On his part, constitutional lawyer, Chief Mike Ozekhome, SAN, in his article titled: “When The Apex Court Rumbles, Quivers and Quakes”, argued that Justice Muhammad’s resignation brought a breath of fresh air into the Judiciary.
He said: “Irrespective of Justice Tanko’s reason (s) for suddenly throwing in towel prematurely, let me state here that the step he took constituted a reinvigorating breath of fresh air that blew across the dark crevices of the nation’s judicial landscape and democratic space.
“The 14 Justices in their “Book of Lamentations”, had insisted that no past administration since the birth of democracy in 1999 had ever treated Justices as shabbily as the then Chief Justice of Nigeria did.

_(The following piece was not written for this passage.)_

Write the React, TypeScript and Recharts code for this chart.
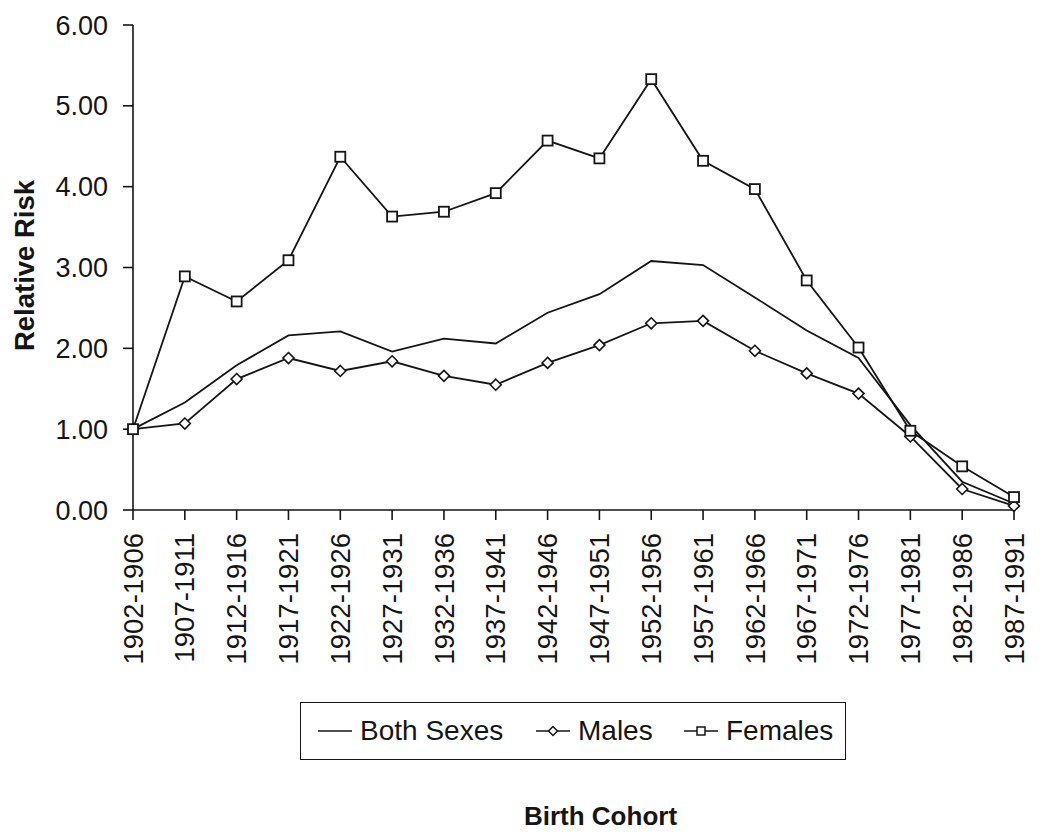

“This apparent vote of no confidence on Justice Tanko is the first time that such would occur in 58 years of the history of the Supreme Court. Is it that they were crying wolf?
“ Had they tried, but failed, in using inbuilt internal conflict-resolution mechanism in settling the matter? I do not know. Or, do you?
“Whatever reasons Justice Muhammad had for resigning (whether due to poor health as he said, or due to the ricocheting effect of the protest letter by 14 Justices of the Supreme Court which greatly embarrassed the Judiciary and country), the important thing is that he must be praised for his courage, masculinity and wise counsel in honourably resigning.
“Resignation from office is a very scarce commodity in this part of the world, where public officials hold on to office no matter the odious perception by the Nigerian people”, Ozekhome added.